You worked by our side in ministry, bringing the good news of hope to students on campus. You were those students that we loved dearly.... you came in our home and shared life with us and maybe you heard the true gospel for the first time there, maybe we had the incredible privilege of taking you by the hand and leading you to Jesus's throne of grace. You prayed for us and gave and gave and gave of yourself to put wind under our wings. Mississippi people will never let you do ministry alone--you made sure we knew you were with us.

We started traditions together-- Trick or Treat in Innswood and Easter egg hunts in the Bentons' backyard. You came over on Christmas Day and we shot bottle rockets on 4th of July.

This picture always takes my breath I love it so so much.
We rode up S 21st to have a coffee at T-Bones or veer off to Kamper Park to meet. We would stop and talk to our neighbors in their yard, or wave to Toby who walked his dog past our house every day and became the mayor the week after we left. Ordinary days, brimming with grace. We didn't have the eyes to see the holy grounds we were treading.

Car-pooled with these boys for nearly three years, lots of excitement on these rides including a knocked-out tooth!
When you leave a place and people like this, you don't really leave. You wonder--despite all your good theology--if your shadow stretches back 400 miles because surely your life doesn't make sense outside of the borders of that world you left.

Our heart aches and grieves even eight months later for home. And yet we know... we know that this short feast in Hattiesburg-- that truly felt like our whole lives-- was the most profound gift to us. The fact that it had a beginning and an end gives time a frame so that we can hold it in our hands. We can grasp it tightly to our chest and we can give thanks to a God who let us practice eternity there.  

I will always be from Kentucky. But I think our family will always be from Mississippi... we were grown there. Breathed to life there.

Mississippi-- you are dearly loved, dearly missed, dearly appreciated for the ways that you made us into a family. 

How we came
How we left... sad to lose Samford and sad about W's face in this pic

Charlie asks to go back to his "City House" (what he calls our Hattie house for some reason) at least weekly... Wilson told us at Christmas that it didn't feel like Christmas because we weren't in Hattiesburg. It's hard to ache for a place but even harder to watch your children ache. It's made me wonder how our Heavenly Father looks into our weeping eyes... 

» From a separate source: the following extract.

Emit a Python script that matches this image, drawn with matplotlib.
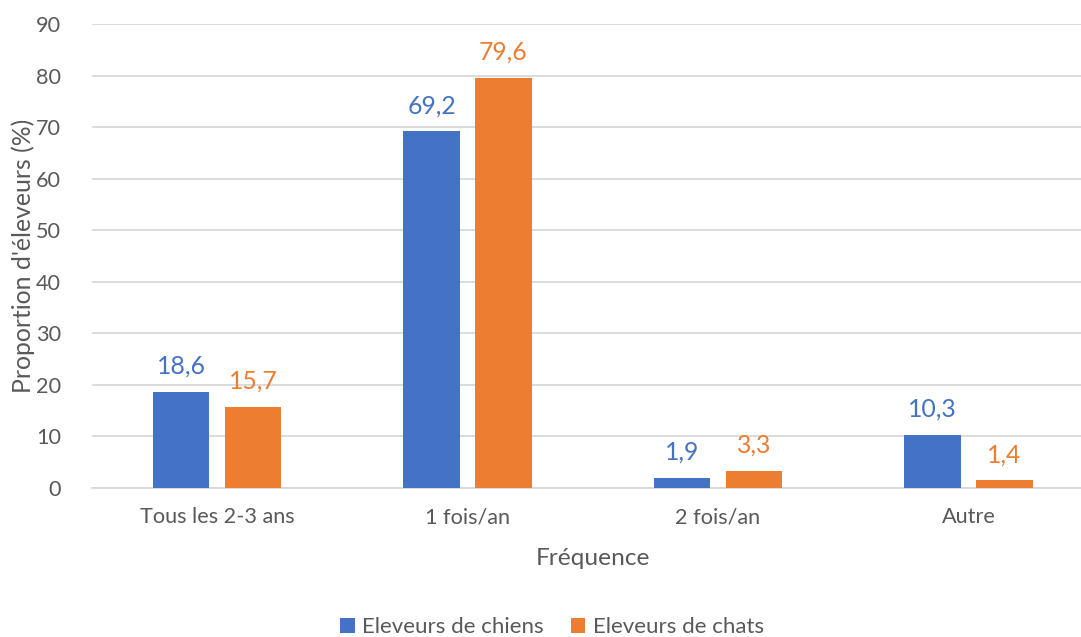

On our last night at church we sang "On Jordan's Stormy Banks I Stand"--and through my tears, I think I understood. He must know that every longing in our heart is really us casting that wishful eye. I know He aches with us as we ache, but I also know He wants to teach our hearts to sing-- we are bound, we are bound, we are bound for the promised land! If our Mississippi home is but a shadow... what a promised land it must be.